The Bretton Woods institution disclosed this in its global economic prospects report released on Wednesday.
By Channels Television
The World Bank has said that the tightening of the monetary policy by the Central Bank of Nigeria (CBN), will not address inflation in the country.
The Bretton Woods institution disclosed this in its global economic prospects report released on Wednesday.
The tightening of the monetary policy rate (MPR) is the increase of interest rate to control soaring inflation.
However, World Bank said one of the risks of Nigeria’s economic growth is the failure to tighten policies on inflation.
Experts have argued that when interest rates are high, manufacturers, and contractors, among others, find it difficult to borrow, and by implication, low productivity occasioned by job losses.

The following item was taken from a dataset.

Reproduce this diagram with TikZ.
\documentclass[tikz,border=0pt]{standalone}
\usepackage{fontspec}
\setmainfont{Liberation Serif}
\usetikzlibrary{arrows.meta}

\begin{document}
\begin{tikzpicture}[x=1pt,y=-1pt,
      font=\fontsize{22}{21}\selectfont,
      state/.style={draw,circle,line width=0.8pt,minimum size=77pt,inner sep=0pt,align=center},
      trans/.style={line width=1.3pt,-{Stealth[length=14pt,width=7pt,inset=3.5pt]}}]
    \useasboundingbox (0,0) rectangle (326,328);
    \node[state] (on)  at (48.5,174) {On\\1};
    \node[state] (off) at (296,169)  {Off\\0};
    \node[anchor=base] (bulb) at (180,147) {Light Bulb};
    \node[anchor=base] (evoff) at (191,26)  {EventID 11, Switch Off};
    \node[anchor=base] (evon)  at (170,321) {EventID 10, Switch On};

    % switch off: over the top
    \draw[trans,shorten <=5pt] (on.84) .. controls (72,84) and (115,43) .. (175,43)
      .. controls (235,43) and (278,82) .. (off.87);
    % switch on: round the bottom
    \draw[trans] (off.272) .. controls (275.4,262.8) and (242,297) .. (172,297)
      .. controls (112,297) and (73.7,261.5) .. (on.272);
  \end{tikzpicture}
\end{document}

Since the resumption of the Monetary Policy Committee (MPC) meeting this year, interest rates have increased from 22.75 per cent in February to 26.25 per cent in May – a total increase of 750 basis points.
The World Bank in its latest report noted that: “Risks to Nigeria’s growth outlook are substantial, including the possibility that the tightening of monetary policy stops short of reining in inflation.”
The report also predicted Nigeria’s economic growth rate outlook for the rest of 2024 and 2025 to remain the same. “Growth in Nigeria is projected to pick up to 3.3 per cent this year and 3.5 per cent in 2025,” the World Bank said.
“After the macroeconomic reforms’ initial shock, economic conditions are expected to gradually improve, resulting in sustained, but still-modest growth in the non-oil economy.
“In addition, the oil sector is expected to stabilise as production somewhat recovers”, it stressed.
In his statements as an MPC member at the 151st MPC Meeting of March 25 – 26, 2024, the CBN Deputy Governor in charge of the Financial System Stability Directorate, Philip Ikeazor, has also argued that given the poor contribution to growth and vulnerability to rate hikes of the oil and manufacturing sectors of the economy, consecutive aggressive tightening of interest rate will further depress the economy.
Ikeazor said: “The pressure point is already manifesting, as indicated in the projected contraction of PMI in the industrial sector by 7.1 index points occasioned by rising input cost and low-capacity utilisation.”
Another member of the MPC, a senior fellow and director of the Africa Growth Initiative in the Global Economy and Development Programme at Brookings, Aloysius Uche Ordu, in his statement, emphasised that hiking interest rates impact consumer spending and business investments, as reflected in the composite purchasing managers’ index in February 2024.
He argued that substantive progress in addressing the supply-chain issues and other cost-push factors is needed to minimise the risk that inflation might remain high for long, adding that such an outcome will make life difficult for Nigerians and damage the functioning of the economy.
“To allow higher inflation to become entrenched in people’s expectations would make it much more expensive to reduce later through even higher interest rates, larger output losses and higher unemployment,” he said.
The concerns of Ikeazor were further highlighted by CBN Governor and Chairman of the MPC, Olayemi Cardoso in his personal statement when he argued that, “If such a hyperinflationary scenario is to become reality, available options to control inflation could be severely constrained.”
Cardoso noted that the facts presented to the MPC clearly indicate that the monetary factors contributing to inflation are diminishing in significance.